Neighborhood in Yonkers, New York, US

Runyon Heights, also known as the area of Nepperhan, is a historically African American middle-class neighborhood in northwestern Yonkers, New York, US.

Runyon Heights can be found along the north side of Tuckahoe Road between Saw Mill River Parkway and New York State Thruway. Noteworthy locations include Saint Mary's Cemetery and Kardash Park.

==History==

Nepperhan, aka Runyon Heights was created as a small part of the Tenth Ward of the city of Yonkers. In those days Yonkers was divided into twelve wards. One of the common features of the Runyon Heights neighborhood is the frequency of dead-end streets, which separate the area from adjacent neighborhoods.

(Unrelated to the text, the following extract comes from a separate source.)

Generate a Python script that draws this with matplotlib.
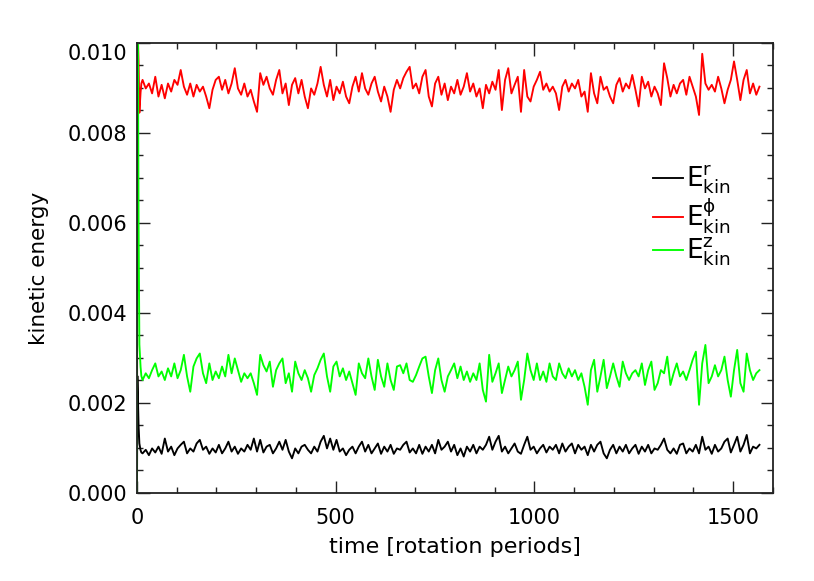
import numpy as np
import matplotlib
matplotlib.use("Agg")
import matplotlib.pyplot as plt
from matplotlib.transforms import ScaledTranslation

# start-up transient (time in rotation periods, energies in units of 1e-3)
t_start = [0, 1, 2, 4, 6, 9, 11]
ekin_r_start = [0.0, 2.6, 2.2, 1.5, 1.1, 0.95, 0.9]
ekin_phi_start = [0.0, 10.5, 10.2, 9.6, 8.45, 8.9, 9.1]
ekin_z_start = [0.0, 14.0, 11.0, 6.0, 3.3, 2.8, 2.6]

# saturated phase, sampled every 8 rotation periods from t=14 to t=1566
t_sat = np.arange(14, 1567, 8)

ekin_r = [
    0.88, 0.96, 0.84, 0.99, 0.90, 1.03, 0.87, 1.21, 0.92, 1.03,
    0.84, 0.99, 1.07, 1.14, 0.88, 0.99, 0.92, 1.10, 1.18, 0.96,
    1.03, 0.87, 0.99, 0.90, 1.07, 0.88, 0.99, 1.14, 0.92, 1.03,
    0.87, 0.99, 0.92, 1.07, 0.96, 1.21, 0.92, 1.18, 0.90, 1.03,
    1.07, 0.88, 0.99, 1.14, 0.96, 1.18, 0.92, 0.77, 0.99, 0.88,
    1.03, 1.07, 0.96, 0.88, 1.03, 0.92, 1.14, 1.27, 0.99, 1.21,
    0.96, 1.18, 0.92, 0.99, 0.84, 0.96, 1.03, 0.88, 1.03, 1.14,
    0.92, 1.07, 0.88, 0.99, 1.10, 0.87, 1.03, 0.92, 1.07, 0.87,
    0.99, 0.96, 1.07, 1.14, 0.90, 0.99, 0.88, 1.07, 0.87, 1.03,
    0.92, 1.07, 0.88, 1.18, 0.96, 1.03, 1.14, 0.92, 1.07, 0.84,
    0.99, 0.81, 1.03, 0.92, 1.07, 0.88, 1.03, 0.96, 1.07, 1.25,
    0.96, 1.14, 1.27, 0.92, 1.03, 0.88, 0.99, 1.10, 0.92, 0.87,
    1.07, 1.25, 0.96, 1.03, 0.88, 0.99, 1.07, 0.90, 1.03, 0.96,
    1.07, 0.88, 1.10, 0.92, 1.03, 1.10, 0.88, 1.07, 0.96, 1.03,
    0.84, 1.07, 0.92, 1.07, 1.14, 0.88, 0.77, 0.96, 1.07, 0.88,
    1.03, 0.92, 1.07, 0.88, 0.99, 1.07, 0.87, 1.03, 0.92, 1.07,
    0.88, 0.99, 0.96, 1.07, 1.21, 0.96, 0.88, 0.99, 0.87, 1.07,
    1.10, 0.88, 0.99, 0.92, 1.07, 0.88, 1.25, 0.96, 1.03, 0.87,
    1.07, 0.92, 0.99, 1.14, 1.21, 0.90, 1.07, 1.25, 0.92, 1.07,
    1.29, 0.88, 1.03, 0.99, 1.07,
]

ekin_phi = [
    9.18, 8.99, 9.10, 8.88, 9.25, 8.81, 9.07, 8.77, 9.10, 8.92,
    9.18, 9.07, 9.40, 9.03, 8.85, 9.10, 8.81, 9.07, 8.92, 9.03,
    8.81, 8.55, 8.96, 9.18, 9.25, 8.96, 9.18, 8.88, 9.10, 9.44,
    8.99, 8.85, 9.10, 8.81, 8.96, 8.70, 8.47, 9.33, 9.07, 9.25,
    8.99, 8.85, 9.18, 9.40, 8.88, 9.10, 8.62, 9.07, 9.22, 8.88,
    9.18, 8.81, 8.55, 8.99, 8.85, 9.10, 9.47, 9.07, 8.81, 9.18,
    8.73, 9.03, 8.88, 9.14, 8.81, 8.66, 9.03, 9.25, 8.92, 9.33,
    8.99, 8.85, 9.10, 9.25, 8.92, 8.70, 9.03, 8.81, 8.47, 8.96,
    9.18, 8.99, 9.22, 9.36, 9.47, 8.99, 9.10, 8.88, 9.25, 9.40,
    8.81, 8.59, 9.10, 9.25, 8.85, 9.10, 8.73, 9.03, 8.88, 9.18,
    8.85, 9.03, 9.33, 8.92, 9.10, 8.81, 8.99, 8.55, 9.07, 8.88,
    9.14, 8.96, 9.40, 8.51, 9.18, 9.44, 8.88, 9.07, 9.25, 8.47,
    9.40, 8.81, 8.70, 9.03, 9.18, 9.36, 8.96, 9.10, 8.92, 9.03,
    8.88, 8.51, 9.03, 9.18, 8.92, 9.10, 8.99, 9.18, 8.81, 8.92,
    8.47, 9.33, 8.88, 8.66, 9.25, 8.96, 9.03, 8.81, 8.66, 9.07,
    9.22, 8.92, 9.10, 8.99, 9.29, 8.96, 8.59, 9.25, 8.99, 9.14,
    8.81, 9.03, 8.88, 8.62, 9.55, 9.22, 8.81, 9.07, 8.88, 9.10,
    9.18, 8.85, 9.25, 9.03, 8.81, 8.40, 9.76, 9.10, 8.96, 9.07,
    8.92, 9.25, 8.99, 8.66, 8.96, 9.18, 9.59, 9.18, 8.73, 9.18,
    9.40, 8.88, 9.10, 8.85, 9.03,
]

ekin_z = [
    2.51, 2.66, 2.55, 2.73, 2.88, 2.59, 2.70, 2.51, 2.77, 2.59,
    2.88, 2.55, 2.73, 3.07, 2.59, 2.25, 2.81, 2.99, 3.10, 2.66,
    2.44, 2.88, 2.51, 2.70, 2.55, 2.81, 2.59, 3.07, 2.66, 2.99,
    2.73, 2.47, 2.66, 2.55, 2.66, 2.44, 2.18, 3.07, 2.84, 2.70,
    2.92, 2.36, 2.73, 2.88, 2.99, 2.44, 2.66, 2.25, 2.92, 2.66,
    2.51, 2.73, 2.55, 2.25, 2.62, 2.77, 2.96, 3.10, 2.59, 2.25,
    2.81, 2.92, 2.59, 2.77, 2.51, 2.70, 2.44, 2.18, 2.88, 2.66,
    2.55, 2.99, 2.59, 2.29, 2.96, 2.59, 2.36, 2.88, 2.51, 2.29,
    2.81, 2.84, 2.66, 2.88, 2.51, 2.47, 2.62, 2.81, 2.99, 3.03,
    2.59, 2.22, 2.73, 2.99, 2.51, 2.25, 2.59, 2.73, 2.88, 2.55,
    2.81, 2.51, 2.70, 2.47, 2.66, 2.51, 2.88, 2.29, 2.03, 3.07,
    2.47, 2.66, 2.88, 2.22, 2.51, 2.81, 2.59, 2.73, 2.92, 2.07,
    2.51, 3.10, 2.73, 2.51, 2.88, 2.51, 2.70, 2.47, 2.88, 2.59,
    2.51, 2.88, 2.66, 2.55, 2.77, 2.59, 2.73, 2.51, 2.66, 2.36,
    1.96, 2.73, 2.96, 2.25, 2.59, 2.96, 2.33, 2.59, 2.88, 2.59,
    2.36, 2.92, 2.66, 2.51, 2.66, 2.73, 2.59, 2.88, 2.40, 2.73,
    2.92, 2.29, 2.44, 2.73, 2.66, 3.03, 2.40, 2.66, 2.88, 2.59,
    2.70, 2.51, 2.73, 2.96, 3.14, 1.96, 2.88, 3.29, 2.44, 2.59,
    2.84, 2.59, 2.73, 3.03, 2.51, 2.14, 2.73, 3.18, 2.44, 2.25,
    3.10, 2.73, 2.51, 2.66, 2.73,
]

t = np.concatenate([t_start, t_sat])
series = [
    (np.concatenate([ekin_r_start, ekin_r]) * 1e-3, "black", r"$E^{r}_{kin}$"),
    (np.concatenate([ekin_phi_start, ekin_phi]) * 1e-3, "#ff0000", r"$E^{\phi}_{kin}$"),
    (np.concatenate([ekin_z_start, ekin_z]) * 1e-3, "#00ff00", r"$E^{z}_{kin}$"),
]

plt.rcParams["font.family"] = "DejaVu Sans"
plt.rcParams["mathtext.default"] = "regular"

fig = plt.figure(figsize=(8.14, 5.81), dpi=100, facecolor="white")
ax = fig.add_axes([0.1683, 0.1515, 0.7813, 0.7745])

for y, c, lab in series:
    ax.plot(t, y, color=c, lw=1.35, label=lab)

ax.set_xlim(0, 1600)
ax.set_ylim(0, 0.010)
ax.set_xticks([0, 500, 1000, 1500])
ax.set_xticks(np.arange(0, 1601, 100), minor=True)
ax.set_yticks(np.arange(0, 0.0101, 0.002))
ax.set_yticks(np.arange(0, 0.0101, 0.0005), minor=True)
ax.yaxis.set_major_formatter(matplotlib.ticker.FormatStrFormatter("%.3f"))

ax.tick_params(which="both", direction="in", top=True, right=True, width=1.0,
               labelsize=15, color="#222222")
ax.tick_params(which="major", length=9)
ax.tick_params(which="minor", length=4.5)
ax.tick_params(axis="x", which="major", pad=11)
ax.tick_params(axis="y", which="major", pad=7)
for sp in ax.spines.values():
    sp.set_linewidth(1.3)
    sp.set_color("#222222")

# IDL draws the top y label a bit below the frame
top_lab = ax.yaxis.get_major_ticks()[-1].label1
top_lab.set_transform(top_lab.get_transform()
                      + ScaledTranslation(0, -0.09, fig.dpi_scale_trans))

ax.set_xlabel("time [rotation periods]", fontsize=16, labelpad=6)
ax.set_ylabel("kinetic energy", fontsize=15.5, labelpad=13)

ax.legend(loc="center left", bbox_to_anchor=(0.811, 0.615), frameon=False,
          fontsize=19, handlelength=1.15, handletextpad=0.1,
          labelspacing=0.0, borderpad=0, borderaxespad=0)

fig.savefig("out.png", dpi=100)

Runyon Heights became one of the first predominantly black suburban areas, with few through streets into neighboring white neighborhoods - a feature designed in the years before World War 1. Barber shops and beauty salons doubled as meeting places for the politically active local community. Voters from Nepperhan were noted for crossing party lines when they cast their ballots. Their votes were driven by issues, making them influential in tight local elections. The political philosophy of the Runyon Heights community was that votes should go to candidates that did the most for them and not just voting uncritically for the Democratic Party.

== Politics ==

Black Americans mostly voted democrat after the New Deal and President Truman's Committee on Civil Rights. Runyon Heights is considered an anomaly. In 1930 77% of voters were Republicans; by 1940 they were losing ground to Democrats, but Republicans held the majority through the Eisenhower years, and into the mid-1960s. Runyon Heights voters may have been influenced by Reconstruction era loyalties to the Republican Party. They also leaned socially conservative like many other typical suburbs. The residents described themselves as "Eisenhower Republicans".